« La conjuration des imbéciles » : L’UE et le PNR
J’avoue avoir beaucoup hésité avant d'utiliser, comme intitulé de ce billet le titre de l'un de mes romans préférés, La Conjuration des imbéciles de John Kennedy Toole. Mes hésitations se sont levées quand je me suis souvenu qu’il fait référence à une citation de Swift, mise en épigraphe, et dont j’ai souvent observé la pertinence : « Quand un vrai génie apparaît en ce bas monde, on le peut reconnaître à ce signe que les imbéciles sont tous ligués contre lui. ».
En dépit des récents événements, qui ne sont d‘ailleurs sans doute que les prémices d'autres attentats plus ravageurs encore, le projet de PNR se heurte à l’opposition de plusieurs groupes de députés européens, regroupés en une « ligue des imbéciles » qui va des écologistes et de certains socialistes réputés « frondeurs » à la « gauche radicale » en passant par les « libéraux ».
Commençons toutefois par le commencement ; qu'est-ce donc au juste que ce « PNR » ? Le « Passenger Name Record » (PNR) est un projet de fichier rassemblant les données personnelles des voyageurs aériens des vols au départ ou à destination de l’Europe. Il pourrait contribuer à une traçabilité des passagers ainsi recensés, en particulier dans le cadre de la lutte actuelle contre le terrorisme.
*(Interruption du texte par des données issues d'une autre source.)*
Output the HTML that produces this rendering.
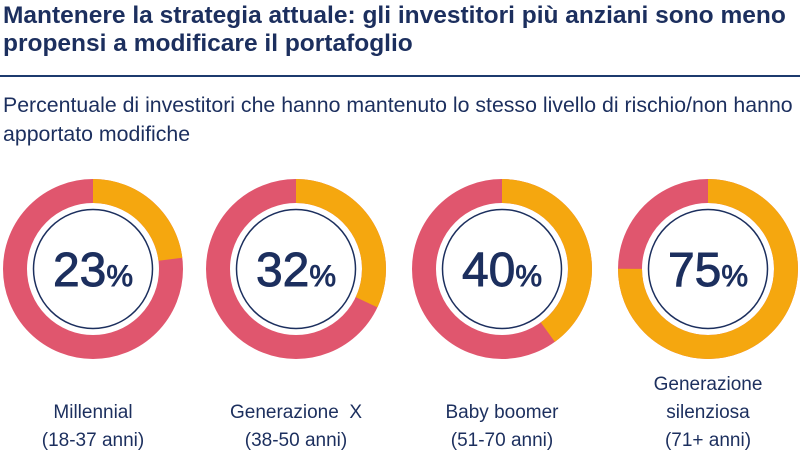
<!DOCTYPE html>
<html><head><meta charset="utf-8"><style>
body{margin:0;width:800px;height:456px;background:#fff;font-family:"Liberation Sans",sans-serif;color:#1c2f5e;position:relative;overflow:hidden}
.t{position:absolute;left:3px;top:2px;font-size:24.5px;font-weight:bold;line-height:28px;white-space:nowrap}
.rule{position:absolute;left:0;top:75px;width:800px;height:1.5px;background:#1c3a6e}
.s{position:absolute;left:3px;top:91px;font-size:21.3px;line-height:29px;color:#1c2f5e;white-space:nowrap}
.l{position:absolute;width:200px;text-align:center;font-size:19px;line-height:28px;top:399px}
</style></head><body>
<div class="t">Mantenere la strategia attuale: gli investitori più anziani sono meno<br>propensi a modificare il portafoglio</div>
<div class="rule"></div>
<div class="s">Percentuale di investitori che hanno mantenuto lo stesso livello di rischio/non hanno<br>apportato modifiche</div>
<svg width="800" height="456" style="position:absolute;left:0;top:0">
<g font-family="Liberation Sans, sans-serif" fill="#1c2f5e" stroke="#1c2f5e" stroke-width="0.9">
<g transform="translate(93,269)">
<circle r="78" fill="none" stroke="#e0566e" stroke-width="24"/>
<circle r="78" fill="none" stroke="#f5a70f" stroke-width="24" stroke-dasharray="112.7 1000" transform="rotate(-90)"/>
<circle r="59.5" fill="#fff" stroke="#1c2f5e" stroke-width="1.5"/>
<text y="17" text-anchor="middle"><tspan font-size="48">23</tspan><tspan font-size="30">%</tspan></text></g>
<g transform="translate(296,269)">
<circle r="78" fill="none" stroke="#e0566e" stroke-width="24"/>
<circle r="78" fill="none" stroke="#f5a70f" stroke-width="24" stroke-dasharray="156.8 1000" transform="rotate(-90)"/>
<circle r="59.5" fill="#fff" stroke="#1c2f5e" stroke-width="1.5"/>
<text y="17" text-anchor="middle"><tspan font-size="48">32</tspan><tspan font-size="30">%</tspan></text></g>
<g transform="translate(502,269)">
<circle r="78" fill="none" stroke="#e0566e" stroke-width="24"/>
<circle r="78" fill="none" stroke="#f5a70f" stroke-width="24" stroke-dasharray="196 1000" transform="rotate(-90)"/>
<circle r="59.5" fill="#fff" stroke="#1c2f5e" stroke-width="1.5"/>
<text y="17" text-anchor="middle"><tspan font-size="48">40</tspan><tspan font-size="30">%</tspan></text></g>
<g transform="translate(708,269)">
<circle r="78" fill="none" stroke="#e0566e" stroke-width="24"/>
<circle r="78" fill="none" stroke="#f5a70f" stroke-width="24" stroke-dasharray="367.6 1000" transform="rotate(-90)"/>
<circle r="59.5" fill="#fff" stroke="#1c2f5e" stroke-width="1.5"/>
<text y="17" text-anchor="middle"><tspan font-size="48">75</tspan><tspan font-size="30">%</tspan></text></g>
</g></svg>
<div class="l" style="left:-7px">Millennial<br>(18-37 anni)</div>
<div class="l" style="left:196px">Generazione&nbsp; X<br>(38-50 anni)</div>
<div class="l" style="left:402px">Baby boomer<br>(51-70 anni)</div>
<div class="l" style="left:608px;top:371px">Generazione<br>silenziosa<br>(71+ anni)</div>
</body></html>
Les indications d’un tel fichier PNR pourraient en effet être croisées, avant à l'entrée sur le territoire européen, avec celles que nous offrent les bases de données sur des individus, réputés ou présumés dangereux, ayant voyagé, récemment ou voyageant fréquemment, en provenance ou à destination de destinations réputées sensibles. Naturellement, toutes ces données demeureraient confidentielles et seul un nombre limité de services habilités pourraient avoir accès à ces fichiers comportant les noms des passagers et des indications qui les concernent.
La directive européenne sur le PNR date déjà de 2011 ! La commission des libertés civiles du Parlement européen a donné son feu vert le 10 décembre à une énième version du projet, bloqué depuis lors par un certain nombre d'eurodéputés appartenant aux formations mentionnées ci-dessus qui, par principe, réclament des garanties, déjà existantes, sur le traitement des données personnelles qui seraient ainsi collectées.
Le texte a donc été rejeté en 2013 par la Commission des libertés civiles. En décembre, les Etats-membres, dans leur désir de retarder le plus possible ce texte, ont encore repoussé de six mois son éventuelle adoption, au prétexte qu'on trouvait trop longue la période pendant laquelle pouvaient être conservées les données
Le projet de PNR a, tout de même, été relancé au lendemain des attentats du 13 novembre 2015 à Paris. Sous la pression de la France, la directive européenne a finalement été adoptée en décembre 2015 par la Commission des libertés civiles du Parlement européen. Reste toutefois encore un obstacle à passer : le vote en session plénière du Parlement, qui a été retardé à avril ou mai 2016. Le vote du texte a encore été retardé ces derniers jours :la ligue des socialistes, des libéraux et des Verts a empêché son inscription à l'ordre du jour du Parlement au prétexte qu'il puisse être adopté en même temps qu'un autre projet de directive sur la protection des données. Le rapporteur du texte au Parlement européen, T. Kirkhope, a indiqué le 3 mars que le PNR ne pourrait, au mieux, faire l'objet d'un vote en plénière qu’en avril ou mai 2016.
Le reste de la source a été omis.